Investigating the Utility of Multimodal Conversational Technology and Audiovisual Analytic Measures for the Assessment and Monitoring of Amyotrophic Lateral Sclerosis at Scale
(Oral presentation)

Michael Neumann (Modality.AI, USA), Oliver Roesler (Modality.AI, USA), Jackson Liscombe (Modality.AI, USA), Hardik Kothare (Modality.AI, USA), David Suendermann-Oeft (Modality.AI, USA), David Pautler (Modality.AI, USA), Indu Navar (Peter Cohen Foundation, USA), Aria Anvar (Peter Cohen Foundation, USA), Jochen Kumm (Pr3vent, USA), Raquel Norel (IBM, USA), Ernest Fraenkel (MIT, USA), Alexander V. Sherman (MGH Institute of Health Professions, USA), James D. Berry (MGH Institute of Health Professions, USA), Gary L. Pattee (University of Nebraska, USA), Jun Wang (University of Texas at Austin, USA), Jordan R. Green (MGH Institute of Health Professions, USA), Vikram Ramanarayanan (Modality.AI, USA)

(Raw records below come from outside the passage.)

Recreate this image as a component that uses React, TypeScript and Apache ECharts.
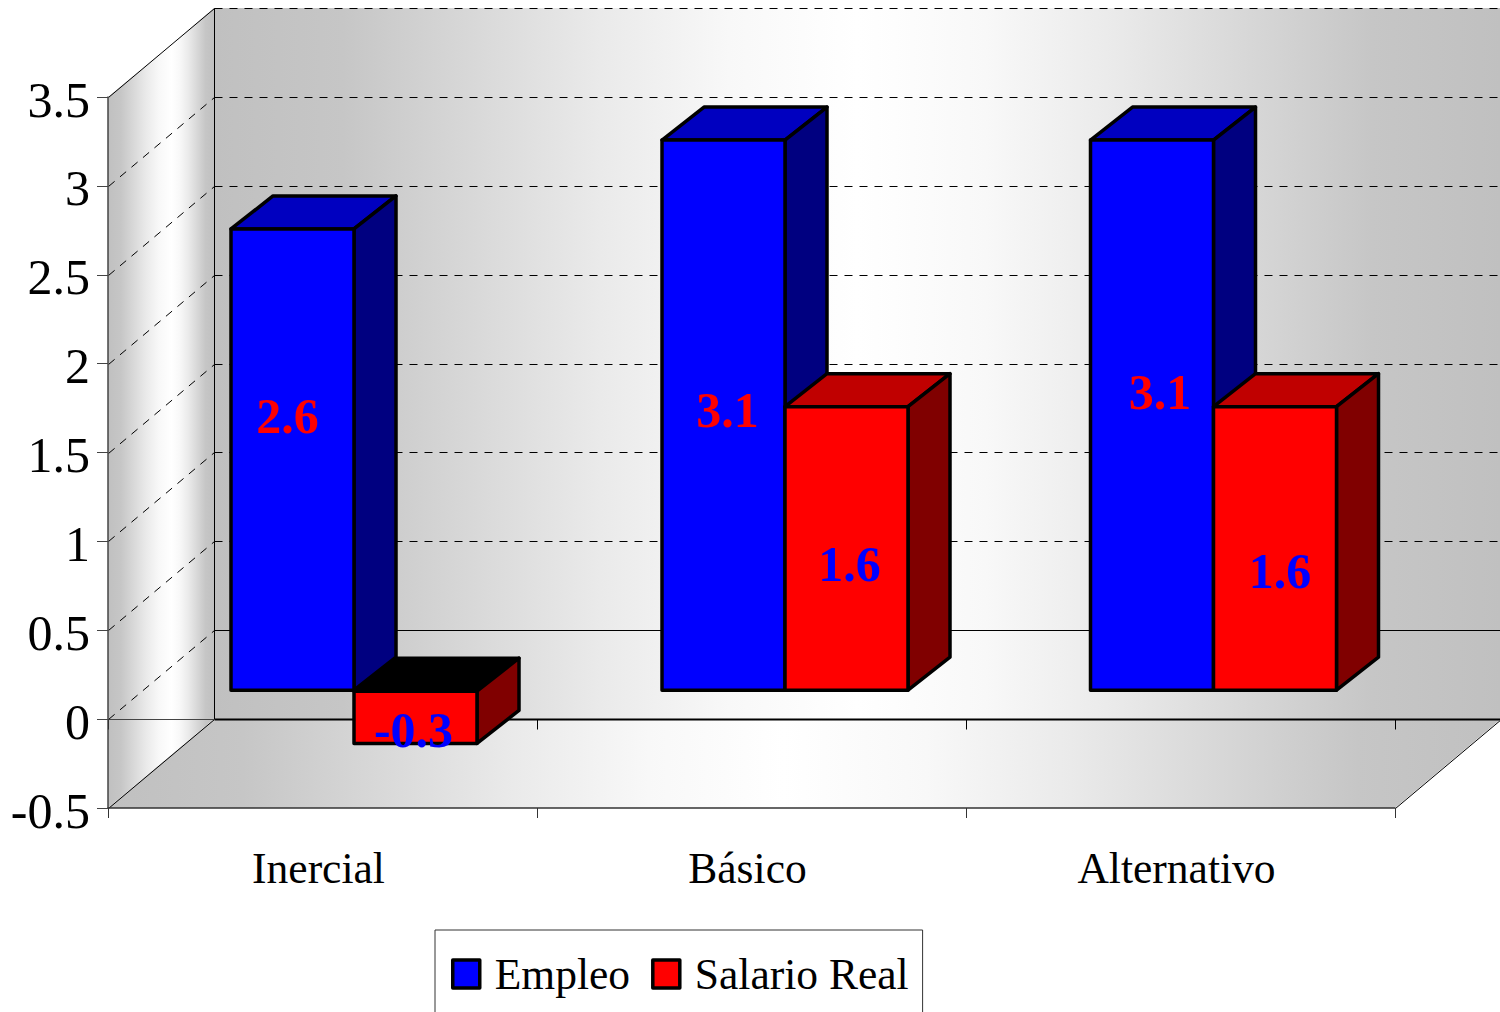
import React, { useEffect, useRef } from "react";
import * as echarts from "echarts";

const categories = ["Inercial", "Básico", "Alternativo"];
const empleo = [2.6, 3.1, 3.1];
const salarioReal = [-0.3, 1.6, 1.6];
const wallGridValues = [0, 0.5, 1, 1.5, 2, 2.5, 3];

// hand-placed data label nudges, px from the centre of each bar's front face
const empleoLabelNudge = [[-5, -44], [4, -5], [8, -23]];
const salarioLabelNudge = [[-2, 13], [3, 16], [5, 23]];
// small per-category horizontal shift of the bar pair, px
const pairShift = [-1, 1, 0.5];

const FONT = '"Liberation Serif", "Times New Roman", serif';
const WALL_DX = 106;
const WALL_DY = 89;
const BAR_SHIFT_Y = 29;
const BAR_DX = 42;
const BAR_DY = 33;
const BAR_W = 123;
const BAR_LEFT = -90.5;

const grayGrad = (mid: number) => {
  const left = [[0, 0xc0], [0.2, 0xc6], [0.4, 0xd8], [0.6, 0xea], [0.8, 0xf8]];
  const right = [[0.2, 0xf8], [0.4, 0xea], [0.6, 0xd8], [0.8, 0xc6], [1, 0xc0]];
  const hex = (g: number) => `rgb(${g},${g},${g})`;
  return new echarts.graphic.LinearGradient(0, 0, 1, 0, [
    ...left.map(([o, g]) => ({ offset: o * mid, color: hex(g) })),
    { offset: mid, color: "#ffffff" },
    ...right.map(([o, g]) => ({ offset: mid + o * (1 - mid), color: hex(g) })),
  ]);
};

const snap = (v: number) => Math.round(v) + 0.5;

const line = (x1: number, y1: number, x2: number, y2: number, style: any = {}) => ({
  type: "line",
  silent: true,
  shape: { x1: snap(x1), y1: snap(y1), x2: snap(x2), y2: snap(y2) },
  style: { stroke: "#000", lineWidth: 1, ...style },
});

function renderWalls(params: any, api: any) {
  const cs = params.coordSys;
  const x0 = cs.x;
  const x1 = cs.x + cs.width;
  const yOf = (v: number) => api.coord([0, v])[1];
  const yTop = yOf(3.5);
  const yBot = yOf(-0.5);
  const yZero = yOf(0);
  const band = api.size([1, 0])[0];
  const dash = { lineDash: [8, 7] };
  const children: any[] = [
    {
      type: "polygon",
      shape: { points: [[x0, yTop], [x0 + WALL_DX, yTop - WALL_DY], [x0 + WALL_DX, yBot - WALL_DY], [x0, yBot]] },
      style: { fill: grayGrad(0.6) },
    },
    {
      type: "rect",
      shape: { x: x0 + WALL_DX, y: yTop - WALL_DY, width: cs.width, height: yBot - yTop },
      style: { fill: grayGrad(0.5) },
    },
    {
      type: "polygon",
      shape: { points: [[x0, yBot], [x0 + WALL_DX, yBot - WALL_DY], [x1 + WALL_DX, yBot - WALL_DY], [x1, yBot]] },
      style: { fill: grayGrad(0.485) },
    },
    line(x0 + WALL_DX, yTop - WALL_DY, x1 + WALL_DX, yTop - WALL_DY, dash),
    line(x0, yTop, x0 + WALL_DX, yTop - WALL_DY),
    line(x0, yBot, x0 + WALL_DX, yBot - WALL_DY),
    line(x1, yBot, x1 + WALL_DX, yBot - WALL_DY),
    line(x0 + WALL_DX, yTop - WALL_DY, x0 + WALL_DX, yBot - WALL_DY),
    line(x0 + WALL_DX, yBot - WALL_DY, x1 + WALL_DX, yBot - WALL_DY, { lineWidth: 2 }),
    line(x0, yZero, x0 + WALL_DX, yZero, { stroke: "#444" }),
  ];
  wallGridValues.forEach((v) => {
    const y = yOf(v);
    children.push(line(x0, y, x0 + WALL_DX, y - WALL_DY, dash));
    children.push(line(x0 + WALL_DX, y - WALL_DY, x1 + WALL_DX, y - WALL_DY, v === 0 ? {} : dash));
  });
  for (let i = 0; i <= categories.length; i++) {
    const x = x0 + i * band;
    children.push(line(x, yZero, x, yZero + 10));
  }
  return { type: "group", children };
}

const makeBar = (
  slot: number,
  front: string,
  side: string,
  top: string,
  negTop: string,
  labelColor: string,
  nudges: number[][]
) =>
  function renderBar(_params: any, api: any) {
    const idx = api.value(0);
    const v = api.value(1);
    const [cx, y0raw] = api.coord([idx, 0]);
    const y1raw = api.coord([idx, v])[1];
    const y0 = y0raw - BAR_SHIFT_Y;
    const y1 = y1raw - BAR_SHIFT_Y;
    const yT = Math.min(y0, y1) + 1;
    const yB = Math.max(y0, y1);
    const l = cx + BAR_LEFT + pairShift[idx] + slot * BAR_W;
    const r = l + BAR_W;
    const stroke = { stroke: "#000", lineWidth: 3.5, lineJoin: "round" };
    const n = nudges[idx];
    return {
      type: "group",
      children: [
        {
          type: "polygon",
          shape: { points: [[l, yT], [l + BAR_DX, yT - BAR_DY], [r + BAR_DX, yT - BAR_DY], [r, yT]] },
          style: { fill: v < 0 ? negTop : top, ...stroke },
        },
        {
          type: "polygon",
          shape: { points: [[r, yT], [r + BAR_DX, yT - BAR_DY], [r + BAR_DX, yB - BAR_DY], [r, yB]] },
          style: { fill: side, ...stroke },
        },
        {
          type: "rect",
          shape: { x: l, y: yT, width: BAR_W, height: yB - yT },
          style: { fill: front, ...stroke },
        },
        {
          type: "text",
          style: {
            text: String(v),
            x: (l + r) / 2 + n[0],
            y: (yT + yB) / 2 + n[1],
            align: "center",
            verticalAlign: "middle",
            fill: labelColor,
            fontFamily: FONT,
            fontSize: 50,
            fontWeight: "bold",
          },
        },
      ],
    };
  };

export default function App() {
  const ref = useRef<HTMLDivElement>(null);
  useEffect(() => {
    const chart = echarts.init(ref.current!, null, { renderer: "svg" });
    chart.setOption({
      animation: false,
      backgroundColor: "#ffffff",
      textStyle: { fontFamily: FONT, color: "#000" },
      grid: { left: 108, top: 97, width: 1287, height: 711, containLabel: false },
      xAxis: {
        type: "category",
        data: categories,
        z: 5,
        axisLine: { onZero: false, lineStyle: { color: "#333", width: 1.5 } },
        axisTick: { show: true, length: 10, lineStyle: { color: "#333" } },
        axisLabel: { fontSize: 43.5, color: "#000", fontFamily: FONT, margin: 38, padding: [0, 8, 0, 0], interval: 0 },
        splitLine: { show: false },
      },
      yAxis: {
        type: "value",
        min: -0.5,
        max: 3.5,
        interval: 0.5,
        z: 5,
        axisLine: { show: true, lineStyle: { color: "#444", width: 1.5 } },
        axisTick: { show: true, length: 11, lineStyle: { color: "#444" } },
        axisLabel: {
          fontSize: 50,
          color: "#000",
          fontFamily: FONT,
          margin: 18,
          formatter: (v: number) => `{t|${v}}`,
          rich: { t: { fontSize: 50, fontFamily: FONT, color: "#000", padding: [5, 0, 0, 0] } },
        },
        splitLine: { show: false },
      },
      legend: {
        data: ["Empleo", "Salario Real"],
        left: 435,
        top: 930,
        orient: "horizontal",
        icon: "rect",
        itemWidth: 27,
        itemHeight: 28,
        itemGap: 21,
        padding: [22, 14, 40, 16],
        borderColor: "#333",
        borderWidth: 1,
        backgroundColor: "#fff",
        itemStyle: { borderColor: "#000", borderWidth: 3.5, borderJoin: "round" },
        textStyle: { fontSize: 43.5, color: "#000", fontFamily: FONT, padding: [8, 0, 0, 10] },
      },
      series: [
        { type: "custom", name: "walls", silent: true, z: 1, renderItem: renderWalls, data: [[0, 0]], encode: { x: 0, y: 1 } },
        {
          type: "custom",
          name: "Empleo",
          z: 2,
          itemStyle: { color: "#0000ff", borderColor: "#000", borderWidth: 3 },
          renderItem: makeBar(0, "#0000ff", "#000080", "#0000c0", "#000000", "#ff0000", empleoLabelNudge),
          data: empleo.map((v, i) => [i, v]),
          encode: { x: 0, y: 1 },
        },
        {
          type: "custom",
          name: "Salario Real",
          z: 3,
          itemStyle: { color: "#ff0000", borderColor: "#000", borderWidth: 3 },
          renderItem: makeBar(1, "#ff0000", "#800000", "#c00000", "#000000", "#0000ff", salarioLabelNudge),
          data: salarioReal.map((v, i) => [i, v]),
          encode: { x: 0, y: 1 },
        },
      ],
    });
    return () => chart.dispose();
  }, []);
  return <div ref={ref} style={{ position: "absolute", left: 0, top: 0, width: 1500, height: 1012, overflow: "hidden" }} />;
}
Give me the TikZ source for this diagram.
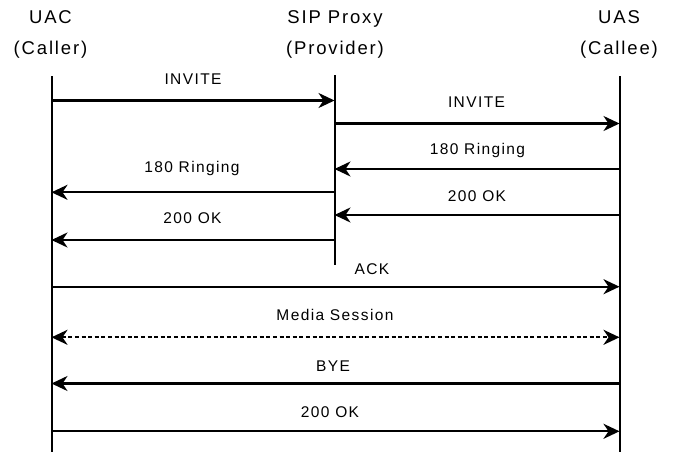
\documentclass[tikz,border=0pt]{standalone}
\usepackage{fontspec}
\setmainfont{Liberation Sans}
\newfontfamily\hdrfont[LetterSpace=10]{Liberation Sans}
\newfontfamily\lblfont[LetterSpace=9]{Liberation Sans}
\usetikzlibrary{arrows.meta}
\begin{document}
\begin{tikzpicture}[x=1pt,y=-1pt,
  hdr/.style={font=\hdrfont\fontsize{18.5}{21}\selectfont, anchor=base, inner sep=0pt},
  lbl/.style={font=\lblfont\fontsize{15.5}{18}\selectfont, anchor=base, inner sep=0pt},
  life/.style={line width=2pt, black},
  tip/.style={},
  msg/.style={line width=2.2pt, black, -{Stealth[length=16pt,width=15pt,inset=5pt]}},
  media/.style={line width=2.2pt, black, dash pattern=on 4pt off 2.6pt,
    {Stealth[length=16pt,width=15pt,inset=5pt]}-{Stealth[length=16pt,width=15pt,inset=5pt]}}]
\useasboundingbox[fill=white] (0,0) rectangle (674,452);

% participants
\node[hdr] (uacname) at (50.5,24) {UAC};
\node[hdr] (uacrole) at (50.5,54.5) {(Caller)};
\node[hdr] (proxyname) at (335,24) {SIP Proxy};
\node[hdr] (proxyrole) at (335,54.5) {(Provider)};
\node[hdr] (uasname) at (619,24) {UAS};
\node[hdr] (uasrole) at (619,54.5) {(Callee)};

% lifeline x positions
\coordinate (A) at (51.5,0);
\coordinate (P) at (334.5,0);
\coordinate (B) at (619.5,0);

% lifeline extents
\coordinate (top) at (0,76);
\coordinate (ptop) at (0,75);
\coordinate (pend) at (0,265);
\coordinate (bot) at (0,452);

\draw[life] (A |- top) -- (A |- bot);
\draw[life] (P |- ptop) -- (P |- pend);
\draw[life] (B |- top) -- (B |- bot);

% message rows
\coordinate (r1) at (0,100.5);
\coordinate (r2) at (0,123.5);
\coordinate (r3) at (0,169);
\coordinate (r4) at (0,192.3);
\coordinate (r5) at (0,215);
\coordinate (r6) at (0,240);
\coordinate (r7) at (0,286.7);
\coordinate (r8) at (0,337.3);
\coordinate (r9) at (0,383.5);
\coordinate (r10) at (0,431.3);

% messages
\draw[msg] (A |- r1) -- (P |- r1);
\node[lbl] (m1) at (193,84) {INVITE};

\draw[msg] (P |- r2) -- (B |- r2);
\node[lbl] (m2) at (476.5,107) {INVITE};

\draw[msg] (B |- r3) -- (P |- r3);
\node[lbl] (m3) at (477.5,154.3) {180 Ringing};

\draw[msg] (P |- r4) -- (A |- r4);
\node[lbl] (m4) at (192,172.7) {180 Ringing};

\draw[msg] (B |- r5) -- (P |- r5);
\node[lbl] (m5) at (477,201) {200 OK};

\draw[msg] (P |- r6) -- (A |- r6);
\node[lbl] (m6) at (192.5,223.3) {200 OK};

\draw[msg] (A |- r7) -- (B |- r7);
\node[lbl] (m7) at (372,274) {ACK};

\draw[media] (A |- r8) -- (B |- r8);
\node[lbl] (m8) at (335,320.7) {Media Session};

\draw[msg] (B |- r9) -- (A |- r9);
\node[lbl] (m9) at (333,371) {BYE};

\draw[msg] (A |- r10) -- (B |- r10);
\node[lbl] (m10) at (330,417) {200 OK};
\end{tikzpicture}
\end{document}
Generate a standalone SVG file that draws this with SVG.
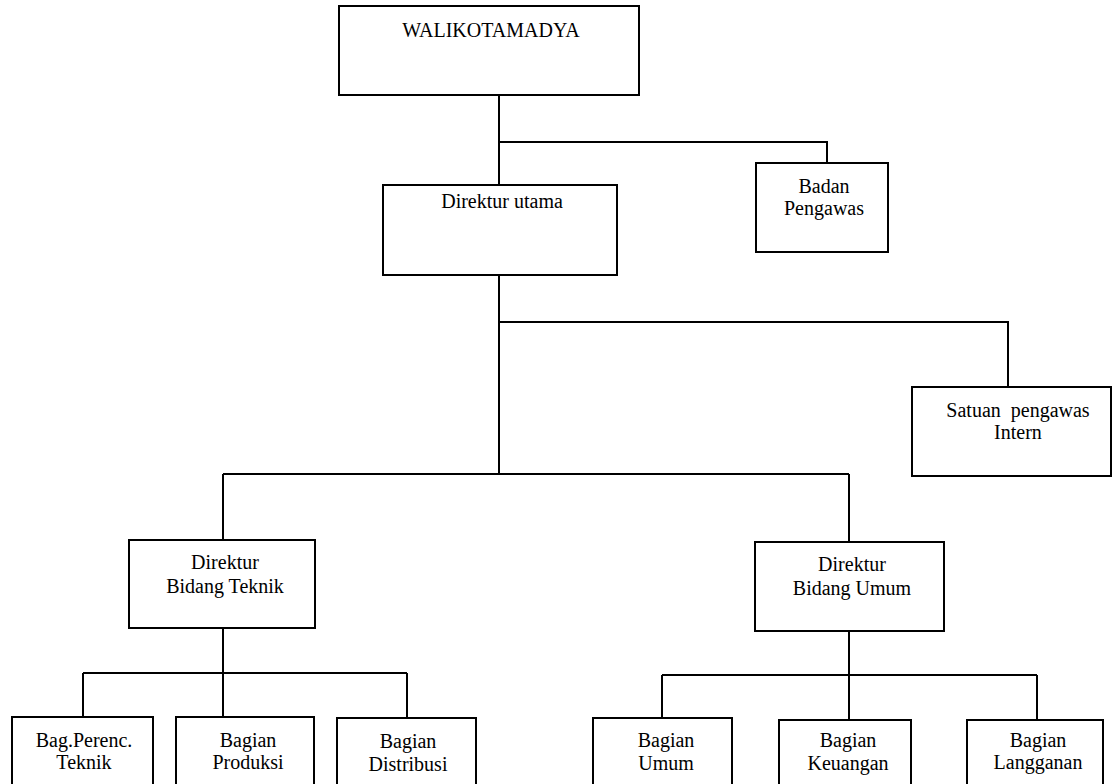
<svg xmlns="http://www.w3.org/2000/svg" width="1117" height="784" viewBox="0 0 1117 784">
<style>
  .box { fill: #fff; stroke: #000; stroke-width: 2; }
  .ln { fill: none; stroke: #000; stroke-width: 2; }
  text { font-family: 'Liberation Serif', 'Times New Roman', 'DejaVu Serif', serif; font-size: 20px; fill: #000; text-anchor: middle; }
</style>
<rect width="1117" height="784" fill="#fff"/>
<g id="connectors">
  <path class="ln" d="M499 95 V185 M499 142 H827 V163"/>
  <path class="ln" d="M499 275 V474 M499 322 H1008 V387"/>
  <path class="ln" d="M223 474 H849 M223 474 V540 M849 474 V542"/>
  <path class="ln" d="M223 628 V717 M83 673 H407 M83 673 V717 M407 673 V718"/>
  <path class="ln" d="M849 631 V720 M662 675 H1037 M662 675 V718 M1037 675 V720"/>
</g>
<g id="walikotamadya">
  <rect class="box" x="339" y="6" width="300" height="89"/>
  <text x="491" y="37">WALIKOTAMADYA</text>
</g>
<g id="badan-pengawas">
  <rect class="box" x="756" y="163" width="132" height="89"/>
  <text x="824" y="193">Badan</text>
  <text x="824" y="215">Pengawas</text>
</g>
<g id="direktur-utama">
  <rect class="box" x="383" y="185" width="234" height="90"/>
  <text x="502" y="208">Direktur utama</text>
</g>
<g id="satuan-pengawas-intern">
  <rect class="box" x="912" y="387" width="199" height="89"/>
  <text x="1018" y="417" xml:space="preserve">Satuan  pengawas</text>
  <text x="1018" y="439">Intern</text>
</g>
<g id="direktur-bidang-teknik">
  <rect class="box" x="129" y="540" width="186" height="88"/>
  <text x="225" y="569">Direktur</text>
  <text x="225" y="593">Bidang Teknik</text>
</g>
<g id="direktur-bidang-umum">
  <rect class="box" x="755" y="542" width="189" height="89"/>
  <text x="852" y="571">Direktur</text>
  <text x="852" y="595">Bidang Umum</text>
</g>
<g id="bag-perenc-teknik">
  <rect class="box" x="12" y="717" width="141" height="80"/>
  <text x="84" y="747">Bag.Perenc.</text>
  <text x="84" y="769">Teknik</text>
</g>
<g id="bagian-produksi">
  <rect class="box" x="176" y="717" width="138" height="80"/>
  <text x="248" y="747">Bagian</text>
  <text x="248" y="769">Produksi</text>
</g>
<g id="bagian-distribusi">
  <rect class="box" x="337" y="718" width="139" height="80"/>
  <text x="408" y="748">Bagian</text>
  <text x="408" y="771">Distribusi</text>
</g>
<g id="bagian-umum">
  <rect class="box" x="593" y="718" width="139" height="80"/>
  <text x="666" y="747">Bagian</text>
  <text x="666" y="770">Umum</text>
</g>
<g id="bagian-keuangan">
  <rect class="box" x="779" y="720" width="132" height="80"/>
  <text x="848" y="747">Bagian</text>
  <text x="848" y="770">Keuangan</text>
</g>
<g id="bagian-langganan">
  <rect class="box" x="967" y="720" width="136" height="80"/>
  <text x="1038" y="747">Bagian</text>
  <text x="1038" y="769">Langganan</text>
</g>
</svg>
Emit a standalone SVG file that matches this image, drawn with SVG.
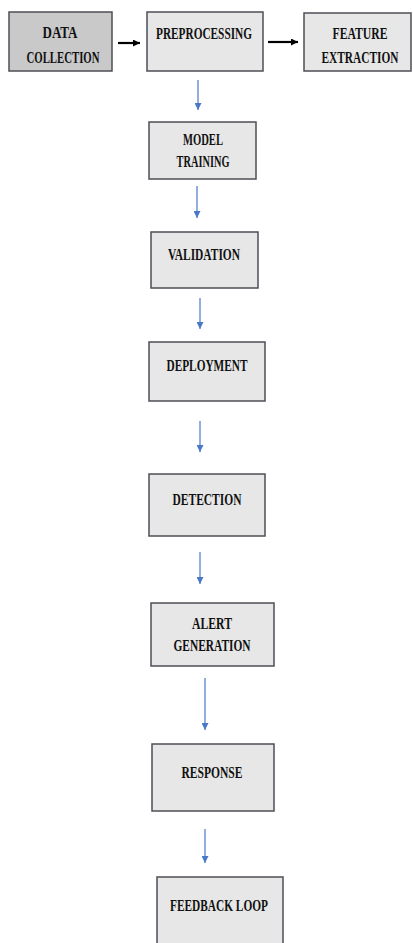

We propose a cloud-based multimodal dialog platform for the remote assessment and monitoring of Amyotrophic Lateral Sclerosis (ALS) at scale. This paper presents our vision, technology setup, and an initial investigation of the efficacy of the various acoustic and visual speech metrics automatically extracted by the platform. 82 healthy controls and 54 people with ALS (pALS) were instructed to interact with the platform and completed a battery of speaking tasks designed to probe the acoustic, articulatory, phonatory, and respiratory aspects of their speech. We find that multiple acoustic (rate, duration, voicing) and visual (higher order statistics of the jaw and lip) speech metrics show statistically significant differences between controls, bulbar symptomatic and bulbar pre-symptomatic patients. We report on the sensitivity and specificity of these metrics using five-fold cross-validation. We further conducted a LASSO-LARS regression analysis to uncover the relative contributions of various acoustic and visual features in predicting the severity of patients’ ALS (as measured by their self-reported ALSFRSR scores). Our results provide encouraging evidence of the utility of automatically extracted audiovisual analytics for scalable remote patient assessment and monitoring in ALS.